Low: With that little room, no wonder it's bumpy over humps

The small engine and dimensions should make it eligible as a Japanese Kei class car, and Japan is Caterham’s second largest export market after France. However, the Japanese claim that Kei is not for open-top two-seater sports cars and is all about being practical. Perhaps they need to look at the Honda Beat, Suzuki Cappuccino and Autozam AZ1 and rethink their idea of “practical”.

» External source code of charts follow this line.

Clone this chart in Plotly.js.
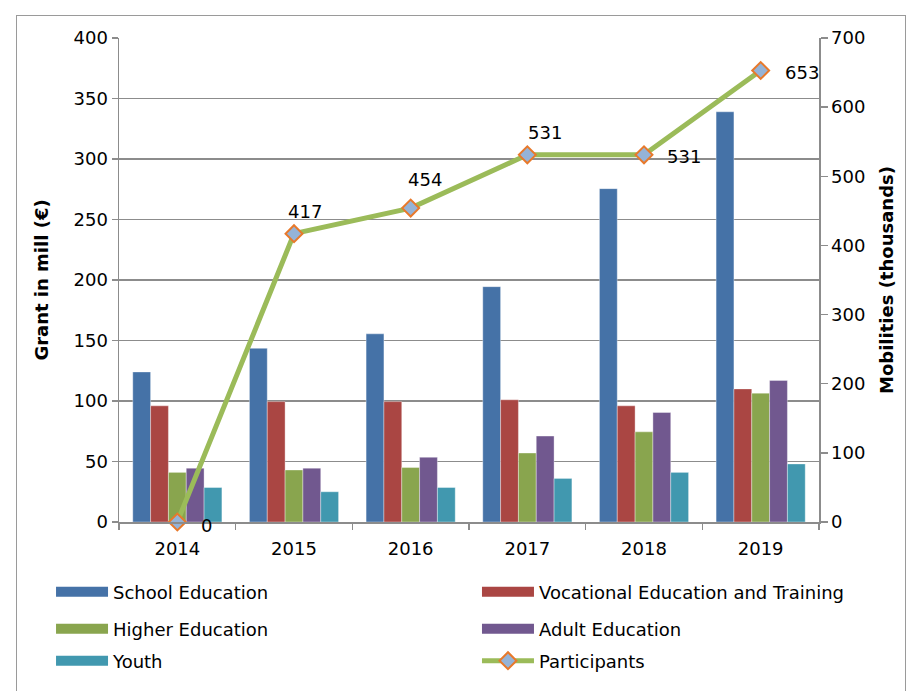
<!DOCTYPE html>
<html><head><meta charset="utf-8">
<script src="https://cdn.plot.ly/plotly-3.0.1.min.js"></script>
<style>
body{margin:0;background:#fff}
#chart{width:906px;height:691px}
#frame{position:absolute;left:16px;top:15px;width:888px;height:700px;border:1.5px solid #9a9a9a;pointer-events:none}
</style>
</head><body>
<div id="chart"></div><div id="frame"></div>
<script>
// ---- data ----
const years = ['2014', '2015', '2016', '2017', '2018', '2019'];
const schoolEducation = [124, 143.5, 155.5, 194.5, 275.5, 339];
const vocationalEducation = [96, 99.5, 99.5, 101, 96, 110];
const higherEducation = [41, 43, 45, 57, 74.5, 106.5];
const adultEducation = [44.5, 44.5, 53.5, 71, 90.5, 117];
const youth = [28.5, 25, 28.5, 36, 41, 48];
const participants = [0, 417, 454, 531, 531, 653];
const seriesNames = ['School Education', 'Vocational Education and Training', 'Higher Education', 'Adult Education', 'Youth', 'Participants'];

// ---- styles ----
const barColors = ['#4572A7', '#AA4643', '#89A54E', '#71588F', '#4198AF'];
const legendIds = ['legend', 'legend2', 'legend3', 'legend4', 'legend5', 'legend6'];
const legendX = [-0.0971, 0.5114, -0.0971, 0.5114, -0.0971, 0.5114];   // paper fractions
const legendY = [-0.1446, -0.1446, -0.2211, -0.2211, -0.2872, -0.2872];
const labelShiftX = [29, 11, 14, 18, 40, 41];
const labelShiftY = [-3, 22, 29, 22, -2, -2];
const FONT = 'DejaVu Sans, Verdana, sans-serif';
const GRID = '#8c8c8c';

const barSeries = [schoolEducation, vocationalEducation, higherEducation, adultEducation, youth];
const traces = [];
barSeries.forEach((vals, i) => {
  traces.push({
    type: 'bar', x: years, y: vals, name: seriesNames[i], showlegend: false,
    marker: {color: barColors[i], line: {color: 'rgba(255,255,255,0.45)', width: 0.8}},
    hoverinfo: 'skip'
  });
});
// legend entries (wide swatches) on hidden helper axes
barSeries.forEach((vals, i) => {
  traces.push({
    type: 'scatter', mode: 'lines', x: [years[0]], y: [null], xaxis: 'x2', yaxis: 'y3',
    name: seriesNames[i], legend: legendIds[i],
    line: {color: barColors[i], width: 12}, hoverinfo: 'skip'
  });
});
traces.push({
  type: 'scatter', mode: 'lines+markers', x: years, y: participants, yaxis: 'y2',
  name: seriesNames[5], legend: legendIds[5], cliponaxis: false,
  line: {color: '#9BBB59', width: 5},
  marker: {symbol: 'diamond', size: 13, color: '#95B3D7', line: {color: '#E8792B', width: 2}},
  hoverinfo: 'skip'
});

// data labels: x given as category index
const annotations = participants.map((v, i) => ({
  x: years.indexOf(years[i]), y: v, xref: 'x', yref: 'y2', text: String(v), showarrow: false,
  xshift: labelShiftX[i], yshift: labelShiftY[i],
  font: {family: FONT, size: 18, color: '#000'}
}));

const layout = {
  width: 906, height: 691,
  margin: {l: 119, r: 87, t: 38, b: 169},
  paper_bgcolor: '#fff', plot_bgcolor: '#fff',
  barmode: 'group', bargap: 0.236, bargroupgap: 0,
  font: {family: FONT, size: 18, color: '#000'},
  showlegend: true,
  xaxis: {
    type: 'category', categoryorder: 'array', categoryarray: years, range: [-0.5, 5.5],
    ticks: 'outside', ticklen: 6, tickwidth: 1.5, tickson: 'boundaries', ticklabelstandoff: 10,
    tickcolor: GRID, showline: true, linecolor: GRID, linewidth: 1.5, showgrid: false,
    tickfont: {family: FONT, size: 18, color: '#000'}, fixedrange: true
  },
  xaxis2: {overlaying: 'x', visible: false, type: 'category', fixedrange: true},
  yaxis: {
    range: [0, 400], dtick: 50, ticks: 'outside', ticklen: 6, tickwidth: 1.5, tickcolor: GRID,
    showline: true, linecolor: GRID, linewidth: 1.5, showgrid: true, gridcolor: GRID, gridwidth: 1.5,
    zeroline: false, tickfont: {family: FONT, size: 18, color: '#000'},
    title: {text: 'Grant in mill (€)', font: {family: FONT, size: 18, weight: 'bold', color: '#000'}, standoff: 20},
    fixedrange: true
  },
  yaxis2: {
    overlaying: 'y', side: 'right', range: [0, 700], dtick: 100, ticks: 'outside', ticklen: 7, tickwidth: 1.5,
    tickcolor: GRID, showline: true, linecolor: GRID, linewidth: 1.5, showgrid: false, zeroline: false,
    tickfont: {family: FONT, size: 18, color: '#000'},
    title: {text: 'Mobilities (thousands)', font: {family: FONT, size: 18, weight: 'bold', color: '#000'}, standoff: 16},
    fixedrange: true
  },
  yaxis3: {overlaying: 'y', visible: false, range: [0, 1], fixedrange: true},
  annotations: annotations
};
legendIds.forEach((id, i) => {
  layout[id] = {
    x: legendX[i], y: legendY[i],
    xanchor: 'left', yanchor: 'middle', itemwidth: 52,
    font: {family: FONT, size: 18, color: '#000'}, bgcolor: 'rgba(0,0,0,0)',
    itemclick: false, itemdoubleclick: false
  };
});

Plotly.newPlot('chart', traces, layout, {displayModeBar: false, staticPlot: true});
</script>
</body></html>
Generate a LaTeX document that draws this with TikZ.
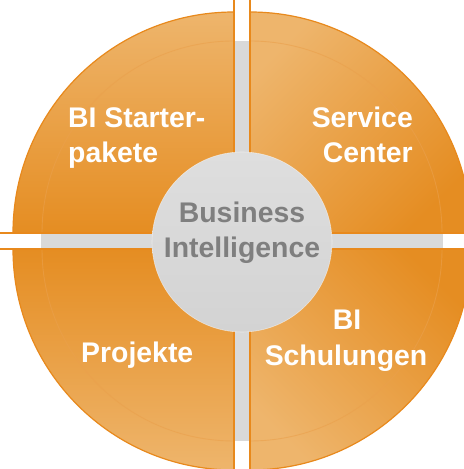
\documentclass[tikz,border=0pt]{standalone}
\usepackage{fontspec}
\setmainfont{Liberation Sans}
\definecolor{olight}{HTML}{EEB56C}
\definecolor{odark}{HTML}{E58D22}
\definecolor{oline}{HTML}{E8891C}
\definecolor{ringc}{HTML}{EAA04C}
\definecolor{crossgray}{HTML}{D9D9D9}
\definecolor{ctop}{HTML}{DEDEDE}
\definecolor{cbot}{HTML}{D3D3D3}
\definecolor{txtgray}{HTML}{7F7F7F}
\begin{document}
\begin{tikzpicture}[x=1bp,y=1bp,
  quad/.style={draw=oline, line width=1.2bp},
  ringline/.style={draw=ringc, line width=0.9bp, opacity=0.6},
  gapline/.style={draw=oline, line width=1.2bp},
  lbl/.style={font=\fontsize{28.5}{35}\selectfont\bfseries, text=white, inner sep=0pt},
  centerlbl/.style={lbl, text=txtgray}]
\useasboundingbox (0,0) rectangle (464,469);
\fill[white] (0,0) rectangle (464,469);
\clip (0,0) rectangle (464,469);
% quadrants
\shade[quad, top color=olight, bottom color=odark]
  (234,236) -- (13,236) arc[start angle=180, end angle=90, radius=221] -- cycle;
\shade[quad, top color=olight, bottom color=odark, shading angle=45]
  (250,236) -- (250,457) arc[start angle=90, end angle=0, radius=221] -- cycle;
\shade[quad, top color=odark, bottom color=olight]
  (234,220) -- (13,220) arc[start angle=180, end angle=270, radius=221] -- cycle;
\shade[quad, top color=odark, bottom color=olight, shading angle=-45]
  (250,220) -- (250,-1) arc[start angle=270, end angle=360, radius=221] -- cycle;
% inner rings
\draw[ringline] (42,236) arc[start angle=180, end angle=90, radius=192];
\draw[ringline] (250,428) arc[start angle=90, end angle=0, radius=192];
\draw[ringline] (42,220) arc[start angle=180, end angle=270, radius=192];
\draw[ringline] (250,28) arc[start angle=270, end angle=360, radius=192];
% gray cross
\fill[crossgray] (234,28) rectangle (250,428);
\fill[crossgray] (41,220) rectangle (443,236);
% gap lines
\draw[gapline] (234,0) -- (234,469);
\draw[gapline] (250,0) -- (250,469);
\draw[gapline] (0,236) -- (464,236);
\draw[gapline] (0,220) -- (464,220);
% centre circle
\shade[top color=ctop, bottom color=cbot, draw=white, draw opacity=0.5, line width=0.6bp] (242,227) circle[radius=90];
% labels
\node[lbl, anchor=base west] (s1) at (68,341) {BI Starter-};
\node[lbl, anchor=base west] (s2) at (68,306) {pakete};
\node[lbl, anchor=base east] (c1) at (413,341) {Service};
\node[lbl, anchor=base east] (c2) at (413,306) {Center};
\node[centerlbl, anchor=base] (b1) at (242,246) {Business};
\node[centerlbl, anchor=base] (b2) at (242,211) {Intelligence};
\node[lbl, anchor=base west] (p1) at (81,106) {Projekte};
\node[lbl, anchor=base] (t1) at (347,139) {BI};
\node[lbl, anchor=base] (t2) at (346,103) {Schulungen};
\end{tikzpicture}
\end{document}
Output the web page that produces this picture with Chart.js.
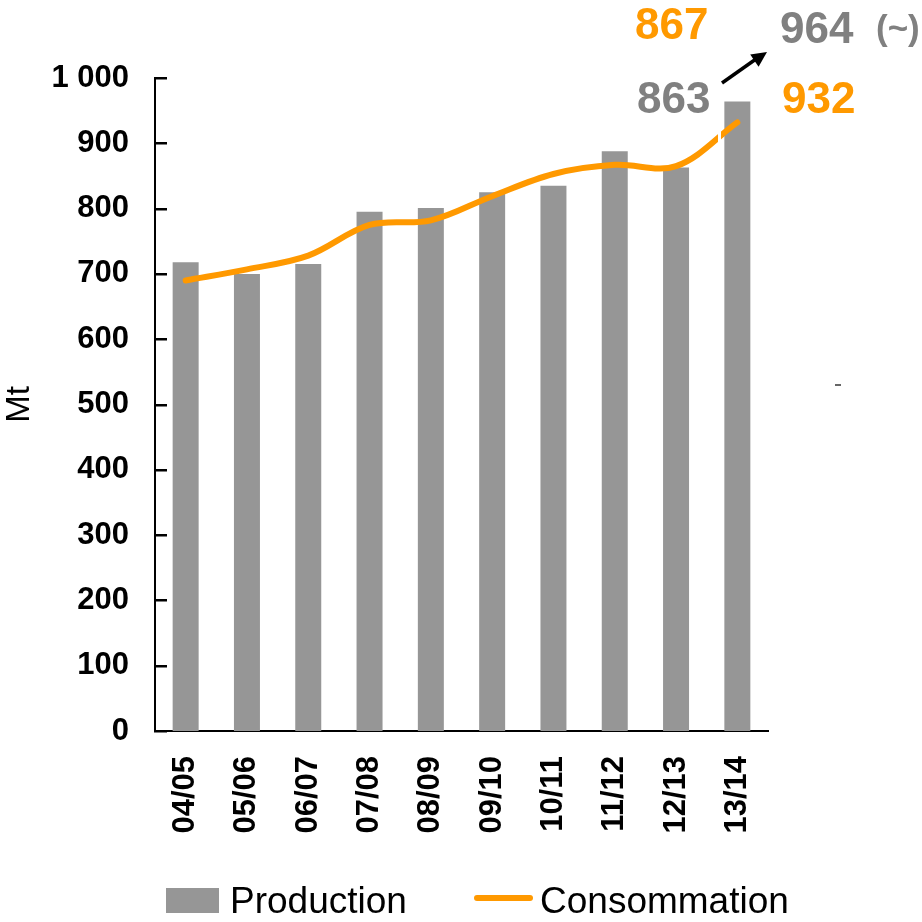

When people say “I wouldn’t have a sports car, I’d lose my licence”, they should try one of these. It’s more fun at legal speeds than a Porsche is at a rate of knots which would have one-time North Wales Police Chief Constable Richard Brunstrom locking you up and throwing away the key. Caterham say it will get up to 100mph, but there is some lift at the front when you are pressing on so I wasn’t minded to find out.

The result is that you smile. A lot. Even in the shitty stop-start A406 traffic, you smile. And people smile at you, from middle-management men in Mercedes to yummy mummies pushing buggies. I drove it through central London at midnight, in traffic and in rain and still loved it – although I did wimp out and put the roof up eventually. It’s got more street cred than Russell Brand, and is the only car where my teenage sons have asked to be taken to school so they can be seen in it.

It doesn’t evoke the bitterness of a 4x4 or a similar status symbol.